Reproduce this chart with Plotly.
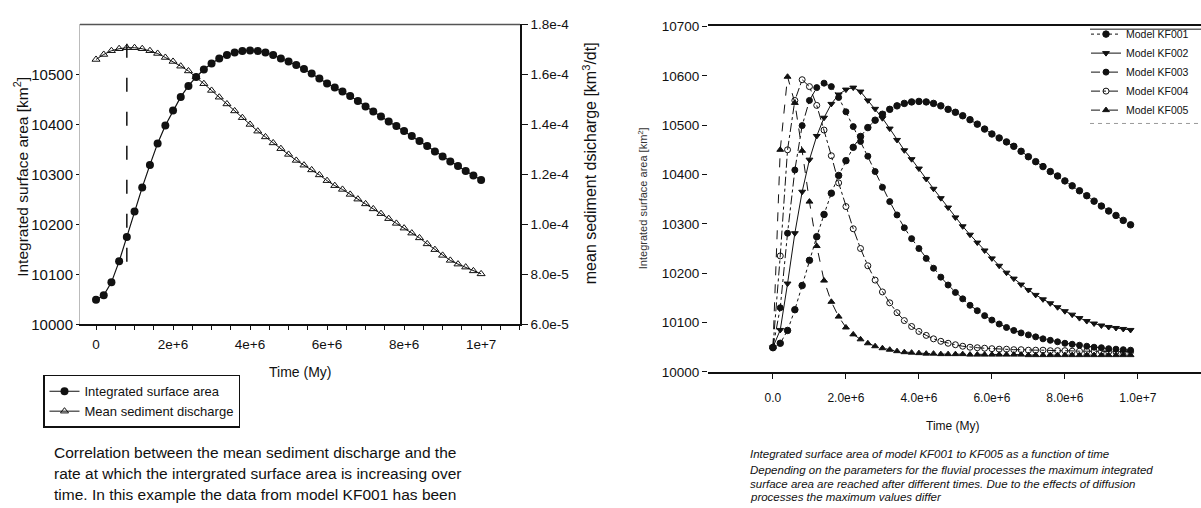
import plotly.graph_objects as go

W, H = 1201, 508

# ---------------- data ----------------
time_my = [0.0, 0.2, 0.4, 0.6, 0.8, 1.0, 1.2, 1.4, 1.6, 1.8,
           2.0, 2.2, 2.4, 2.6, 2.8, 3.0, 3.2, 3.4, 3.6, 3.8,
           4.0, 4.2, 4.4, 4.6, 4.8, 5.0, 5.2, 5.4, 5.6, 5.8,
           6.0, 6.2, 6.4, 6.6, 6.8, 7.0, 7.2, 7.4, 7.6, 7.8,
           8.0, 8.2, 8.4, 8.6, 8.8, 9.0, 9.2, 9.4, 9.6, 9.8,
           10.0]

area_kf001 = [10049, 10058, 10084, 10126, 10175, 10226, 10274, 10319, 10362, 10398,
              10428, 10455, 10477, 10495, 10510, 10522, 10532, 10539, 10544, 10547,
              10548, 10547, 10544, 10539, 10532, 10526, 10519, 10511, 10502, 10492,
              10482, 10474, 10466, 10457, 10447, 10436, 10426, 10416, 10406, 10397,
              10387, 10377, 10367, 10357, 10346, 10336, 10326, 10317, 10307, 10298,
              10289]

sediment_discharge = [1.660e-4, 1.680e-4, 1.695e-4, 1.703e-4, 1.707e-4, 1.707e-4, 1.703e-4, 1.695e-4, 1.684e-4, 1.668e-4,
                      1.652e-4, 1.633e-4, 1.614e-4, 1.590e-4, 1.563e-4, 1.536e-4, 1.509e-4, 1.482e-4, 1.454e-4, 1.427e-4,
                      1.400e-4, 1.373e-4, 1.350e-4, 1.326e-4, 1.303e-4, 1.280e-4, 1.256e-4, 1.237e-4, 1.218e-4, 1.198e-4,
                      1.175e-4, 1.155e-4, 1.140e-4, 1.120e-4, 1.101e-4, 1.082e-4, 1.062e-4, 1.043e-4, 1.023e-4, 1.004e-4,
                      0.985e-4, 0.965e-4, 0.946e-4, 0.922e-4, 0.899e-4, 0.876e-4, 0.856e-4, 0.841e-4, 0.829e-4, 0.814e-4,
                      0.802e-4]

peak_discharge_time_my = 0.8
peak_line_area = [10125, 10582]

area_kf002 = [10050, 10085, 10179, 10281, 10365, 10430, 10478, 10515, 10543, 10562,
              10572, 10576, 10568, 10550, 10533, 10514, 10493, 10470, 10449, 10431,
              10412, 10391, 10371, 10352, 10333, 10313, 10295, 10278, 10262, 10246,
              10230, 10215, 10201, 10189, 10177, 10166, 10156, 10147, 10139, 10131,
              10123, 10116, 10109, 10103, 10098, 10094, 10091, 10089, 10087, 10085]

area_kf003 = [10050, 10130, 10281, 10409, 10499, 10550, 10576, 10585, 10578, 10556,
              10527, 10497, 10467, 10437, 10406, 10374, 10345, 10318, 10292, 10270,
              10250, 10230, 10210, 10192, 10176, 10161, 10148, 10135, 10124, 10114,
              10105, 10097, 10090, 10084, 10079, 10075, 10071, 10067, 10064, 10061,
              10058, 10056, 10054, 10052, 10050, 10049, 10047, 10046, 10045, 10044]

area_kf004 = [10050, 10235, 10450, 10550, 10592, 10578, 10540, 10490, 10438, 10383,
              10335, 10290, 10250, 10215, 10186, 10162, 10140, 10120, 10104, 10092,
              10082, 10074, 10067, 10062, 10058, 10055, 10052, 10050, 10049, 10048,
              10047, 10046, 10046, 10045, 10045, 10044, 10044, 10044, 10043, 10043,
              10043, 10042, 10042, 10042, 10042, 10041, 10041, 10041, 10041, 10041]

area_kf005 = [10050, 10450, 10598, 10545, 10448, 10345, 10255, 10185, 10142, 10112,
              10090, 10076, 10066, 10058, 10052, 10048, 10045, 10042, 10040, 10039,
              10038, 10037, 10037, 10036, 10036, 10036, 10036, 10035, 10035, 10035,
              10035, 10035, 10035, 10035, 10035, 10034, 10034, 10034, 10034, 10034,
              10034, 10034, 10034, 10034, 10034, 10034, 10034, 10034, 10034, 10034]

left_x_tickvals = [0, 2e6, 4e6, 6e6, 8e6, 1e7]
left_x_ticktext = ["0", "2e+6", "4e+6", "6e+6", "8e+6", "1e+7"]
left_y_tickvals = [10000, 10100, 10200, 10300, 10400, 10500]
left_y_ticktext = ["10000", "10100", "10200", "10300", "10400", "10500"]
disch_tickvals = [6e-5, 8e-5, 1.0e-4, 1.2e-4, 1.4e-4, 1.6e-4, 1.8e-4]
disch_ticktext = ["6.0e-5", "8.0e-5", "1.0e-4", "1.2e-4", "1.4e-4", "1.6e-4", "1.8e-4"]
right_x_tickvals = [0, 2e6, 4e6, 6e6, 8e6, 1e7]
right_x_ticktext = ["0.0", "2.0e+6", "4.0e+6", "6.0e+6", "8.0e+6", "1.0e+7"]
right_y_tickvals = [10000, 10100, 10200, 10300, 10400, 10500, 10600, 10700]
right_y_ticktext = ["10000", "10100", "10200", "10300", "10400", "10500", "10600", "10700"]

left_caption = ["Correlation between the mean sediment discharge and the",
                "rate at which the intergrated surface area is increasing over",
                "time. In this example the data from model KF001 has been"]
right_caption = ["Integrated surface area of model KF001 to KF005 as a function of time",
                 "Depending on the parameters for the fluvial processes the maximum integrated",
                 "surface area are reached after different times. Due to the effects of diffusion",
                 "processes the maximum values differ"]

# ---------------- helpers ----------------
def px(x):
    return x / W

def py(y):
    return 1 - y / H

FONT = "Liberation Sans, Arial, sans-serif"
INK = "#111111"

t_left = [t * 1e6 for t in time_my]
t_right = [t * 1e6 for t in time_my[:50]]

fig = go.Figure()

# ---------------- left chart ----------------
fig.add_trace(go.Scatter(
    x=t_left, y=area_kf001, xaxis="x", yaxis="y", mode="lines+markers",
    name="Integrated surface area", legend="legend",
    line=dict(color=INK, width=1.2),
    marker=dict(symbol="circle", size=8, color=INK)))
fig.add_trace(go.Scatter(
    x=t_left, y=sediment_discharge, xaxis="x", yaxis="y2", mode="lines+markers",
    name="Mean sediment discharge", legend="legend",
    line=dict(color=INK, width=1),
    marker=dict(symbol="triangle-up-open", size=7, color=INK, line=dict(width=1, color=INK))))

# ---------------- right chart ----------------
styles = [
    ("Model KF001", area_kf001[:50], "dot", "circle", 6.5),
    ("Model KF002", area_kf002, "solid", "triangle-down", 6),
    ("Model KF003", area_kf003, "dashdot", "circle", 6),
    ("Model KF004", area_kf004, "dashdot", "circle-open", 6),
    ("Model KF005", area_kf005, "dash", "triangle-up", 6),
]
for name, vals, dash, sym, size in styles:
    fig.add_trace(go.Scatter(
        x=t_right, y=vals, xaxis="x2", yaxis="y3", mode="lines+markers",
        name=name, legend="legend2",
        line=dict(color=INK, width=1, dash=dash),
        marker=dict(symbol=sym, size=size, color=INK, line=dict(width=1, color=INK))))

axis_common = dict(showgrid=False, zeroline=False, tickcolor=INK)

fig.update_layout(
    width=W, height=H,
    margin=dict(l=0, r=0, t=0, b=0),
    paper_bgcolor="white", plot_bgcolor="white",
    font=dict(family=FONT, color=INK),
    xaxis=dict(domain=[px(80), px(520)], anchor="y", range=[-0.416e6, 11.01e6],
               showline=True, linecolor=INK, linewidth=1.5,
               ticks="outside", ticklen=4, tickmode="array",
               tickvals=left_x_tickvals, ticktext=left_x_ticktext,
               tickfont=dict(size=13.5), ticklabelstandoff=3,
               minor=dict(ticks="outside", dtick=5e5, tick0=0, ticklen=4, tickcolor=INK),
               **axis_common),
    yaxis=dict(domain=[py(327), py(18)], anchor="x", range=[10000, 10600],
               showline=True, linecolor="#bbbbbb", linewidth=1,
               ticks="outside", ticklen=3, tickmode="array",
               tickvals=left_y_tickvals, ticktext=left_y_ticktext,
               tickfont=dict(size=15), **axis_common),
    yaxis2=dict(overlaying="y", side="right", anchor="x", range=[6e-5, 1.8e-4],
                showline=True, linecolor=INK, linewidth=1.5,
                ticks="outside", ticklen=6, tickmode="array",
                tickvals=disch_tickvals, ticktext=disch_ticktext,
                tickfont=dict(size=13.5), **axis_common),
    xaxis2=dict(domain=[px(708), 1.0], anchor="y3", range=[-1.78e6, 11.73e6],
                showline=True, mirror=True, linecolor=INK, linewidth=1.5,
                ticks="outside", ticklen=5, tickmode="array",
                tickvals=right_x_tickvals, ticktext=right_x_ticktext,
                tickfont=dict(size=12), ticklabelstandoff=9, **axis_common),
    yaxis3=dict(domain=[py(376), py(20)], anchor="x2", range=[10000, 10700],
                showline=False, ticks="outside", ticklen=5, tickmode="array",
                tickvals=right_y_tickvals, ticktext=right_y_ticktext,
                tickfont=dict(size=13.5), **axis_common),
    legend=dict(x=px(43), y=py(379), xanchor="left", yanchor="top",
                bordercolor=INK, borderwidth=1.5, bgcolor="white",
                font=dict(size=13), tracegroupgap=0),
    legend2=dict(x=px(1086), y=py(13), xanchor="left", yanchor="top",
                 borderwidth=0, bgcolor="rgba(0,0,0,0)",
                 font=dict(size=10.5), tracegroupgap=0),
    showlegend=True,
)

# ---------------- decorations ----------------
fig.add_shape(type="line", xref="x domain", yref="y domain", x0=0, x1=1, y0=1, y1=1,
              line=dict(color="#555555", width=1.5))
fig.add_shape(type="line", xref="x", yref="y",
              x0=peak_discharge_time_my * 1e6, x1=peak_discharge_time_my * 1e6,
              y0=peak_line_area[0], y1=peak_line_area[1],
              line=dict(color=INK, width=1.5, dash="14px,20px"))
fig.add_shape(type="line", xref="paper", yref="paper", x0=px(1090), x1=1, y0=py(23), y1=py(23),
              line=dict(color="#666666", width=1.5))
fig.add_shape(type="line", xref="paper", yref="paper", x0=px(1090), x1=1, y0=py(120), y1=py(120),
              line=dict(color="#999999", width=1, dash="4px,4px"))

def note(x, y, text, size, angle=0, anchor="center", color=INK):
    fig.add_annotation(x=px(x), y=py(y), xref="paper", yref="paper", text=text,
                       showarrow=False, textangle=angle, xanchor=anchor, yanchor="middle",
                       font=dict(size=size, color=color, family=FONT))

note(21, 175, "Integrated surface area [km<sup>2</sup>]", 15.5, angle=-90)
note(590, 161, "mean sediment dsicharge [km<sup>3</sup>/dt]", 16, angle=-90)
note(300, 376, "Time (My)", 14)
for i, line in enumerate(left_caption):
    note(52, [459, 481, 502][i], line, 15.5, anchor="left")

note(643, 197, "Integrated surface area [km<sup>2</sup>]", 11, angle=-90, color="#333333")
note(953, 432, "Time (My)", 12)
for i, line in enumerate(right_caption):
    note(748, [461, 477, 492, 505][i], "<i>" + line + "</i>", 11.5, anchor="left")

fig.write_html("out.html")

__________________________________________________

Leave out the pictures, then repeat the listing above exactly from its first line to the line with "W, H = 1201, 508", inclusive.

Reproduce this chart with Plotly.
import plotly.graph_objects as go

W, H = 1201, 508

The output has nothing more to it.